Challenge: Starting with the first line below, extract each line through the one that contains "svg.append('g').attr('stroke', '#000').attr('stroke-width', 1);", inclusive, excluding pictures.

Dataset excerpt:
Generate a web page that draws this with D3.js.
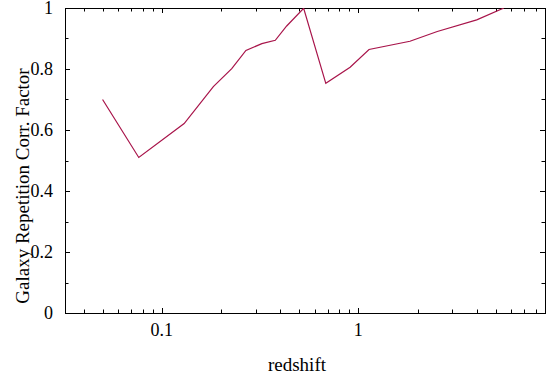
<!DOCTYPE html>
<html>
<head>
<meta charset="utf-8">
<script src="https://cdn.jsdelivr.net/npm/d3@7"></script>
<style>
  body { margin: 0; background: #fff; }
</style>
</head>
<body>
<div id="chart"></div>
<script>
// redshift values (x) and correction factors (y)
const redshift = [0.05, 0.0764, 0.130, 0.183, 0.227, 0.268, 0.323, 0.378, 0.432, 0.527,
                  0.683, 0.908, 1.133, 1.83, 2.52, 4.0, 5.5];
const corrFactor = [0.70, 0.51, 0.621, 0.742, 0.801, 0.861, 0.883, 0.894, 0.941, 0.999,
                    0.753, 0.806, 0.864, 0.891, 0.923, 0.961, 1.0];
const xMajorTicks = [0.1, 1];
const yMajorTicks = [0, 0.2, 0.4, 0.6, 0.8, 1];

const width = 553, height = 378;
const margin = { top: 8, right: 8, bottom: 65, left: 65 };
const serif = "'Liberation Serif', 'DejaVu Serif', serif";

const svg = d3.select('#chart').append('svg')
    .attr('width', width)
    .attr('height', height)
    .attr('font-family', serif);

const x = d3.scaleLog()
    .domain([0.0322, 8.9])
    .range([margin.left, width - margin.right]);

const y = d3.scaleLinear()
    .domain([0, 1])
    .range([height - margin.bottom, margin.top]);

const x0 = x.range()[0], x1 = x.range()[1];
const y0 = y.range()[0], y1 = y.range()[1];

// minor ticks for the log axis: 2..9 of each decade inside the domain
const xMinor = [];
[0.01, 0.1, 1].forEach(dec => {
    for (let k = 2; k <= 9; k++) {
        const v = dec * k;
        if (v > x.domain()[0] && v < x.domain()[1]) xMinor.push(v);
    }
});
const yMinor = d3.range(0.1, 1, 0.2);

const ticks = svg.append('g').attr('stroke', '#000').attr('stroke-width', 1);

// x ticks, pointing inward on bottom and top
xMajorTicks.concat(xMinor).forEach(v => {
    const len = xMajorTicks.includes(v) ? 5 : 3.5;
    const px = Math.round(x(v)) + 0.5;
    ticks.append('line').attr('x1', px).attr('x2', px).attr('y1', y0).attr('y2', y0 - len);
    ticks.append('line').attr('x1', px).attr('x2', px).attr('y1', y1).attr('y2', y1 + len);
});

// y ticks, inward on left and right
yMajorTicks.concat(yMinor).forEach(v => {
    const len = yMajorTicks.includes(v) ? 5 : 3.5;
    const py = Math.round(y(v)) + 0.5;
    ticks.append('line').attr('x1', x0).attr('x2', x0 + len).attr('y1', py).attr('y2', py);
    ticks.append('line').attr('x1', x1).attr('x2', x1 - len).attr('y1', py).attr('y2', py);
});

// plot frame
svg.append('rect')
    .attr('x', x0 + 0.5)
    .attr('y', y1 + 0.5)
    .attr('width', x1 - x0)
    .attr('height', y0 - y1)
    .attr('fill', 'none')
    .attr('stroke', '#000')
    .attr('stroke-width', 1);

// tick labels
svg.append('g').selectAll('text')
    .data(xMajorTicks)
    .join('text')
    .attr('x', d => x(d))
    .attr('y', 336)
    .attr('text-anchor', 'middle')
    .attr('font-family', serif)
    .style('font-size', '18px')
    .text(d => d3.format('')(d));

svg.append('g').selectAll('text')
    .data(yMajorTicks)
    .join('text')
    .attr('x', 53)
    .attr('y', d => Math.max(y(d) + 6, 14))
    .attr('text-anchor', 'end')
    .attr('font-family', serif)
    .style('font-size', '18px')
    .text(d => d3.format('')(d));

// data line, clipped to the plot box
svg.append('clipPath').attr('id', 'clip')
    .append('rect')
    .attr('x', x0).attr('y', y1)
    .attr('width', x1 - x0).attr('height', y0 - y1);

const pts = redshift.map((r, i) => [r, corrFactor[i]]);
svg.append('path')
    .datum(pts)
    .attr('clip-path', 'url(#clip)')
    .attr('fill', 'none')
    .attr('stroke', '#a8144a')
    .attr('stroke-width', 1.2)
    .attr('d', d3.line().x(d => x(d[0])).y(d => y(d[1])));

// axis titles
svg.append('text')
    .attr('x', 297)
    .attr('y', 371)
    .attr('text-anchor', 'middle')
    .attr('font-family', serif)
    .style('font-size', '19px')
    .text('redshift');

svg.append('text')
    .attr('transform', 'translate(29,186) rotate(-90)')
    .attr('text-anchor', 'middle')
    .attr('font-family', serif)
    .style('font-size', '19px')
    .text('Galaxy Repetition Corr. Factor');
</script>
</body>
</html>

Result of the exercise:
Generate a web page that draws this with D3.js.
<!DOCTYPE html>
<html>
<head>
<meta charset="utf-8">
<script src="https://cdn.jsdelivr.net/npm/d3@7"></script>
<style>
  body { margin: 0; background: #fff; }
</style>
</head>
<body>
<div id="chart"></div>
<script>
// redshift values (x) and correction factors (y)
const redshift = [0.05, 0.0764, 0.130, 0.183, 0.227, 0.268, 0.323, 0.378, 0.432, 0.527,
                  0.683, 0.908, 1.133, 1.83, 2.52, 4.0, 5.5];
const corrFactor = [0.70, 0.51, 0.621, 0.742, 0.801, 0.861, 0.883, 0.894, 0.941, 0.999,
                    0.753, 0.806, 0.864, 0.891, 0.923, 0.961, 1.0];
const xMajorTicks = [0.1, 1];
const yMajorTicks = [0, 0.2, 0.4, 0.6, 0.8, 1];

const width = 553, height = 378;
const margin = { top: 8, right: 8, bottom: 65, left: 65 };
const serif = "'Liberation Serif', 'DejaVu Serif', serif";

const svg = d3.select('#chart').append('svg')
    .attr('width', width)
    .attr('height', height)
    .attr('font-family', serif);

const x = d3.scaleLog()
    .domain([0.0322, 8.9])
    .range([margin.left, width - margin.right]);

const y = d3.scaleLinear()
    .domain([0, 1])
    .range([height - margin.bottom, margin.top]);

const x0 = x.range()[0], x1 = x.range()[1];
const y0 = y.range()[0], y1 = y.range()[1];

// minor ticks for the log axis: 2..9 of each decade inside the domain
const xMinor = [];
[0.01, 0.1, 1].forEach(dec => {
    for (let k = 2; k <= 9; k++) {
        const v = dec * k;
        if (v > x.domain()[0] && v < x.domain()[1]) xMinor.push(v);
    }
});
const yMinor = d3.range(0.1, 1, 0.2);

const ticks = svg.append('g').attr('stroke', '#000').attr('stroke-width', 1);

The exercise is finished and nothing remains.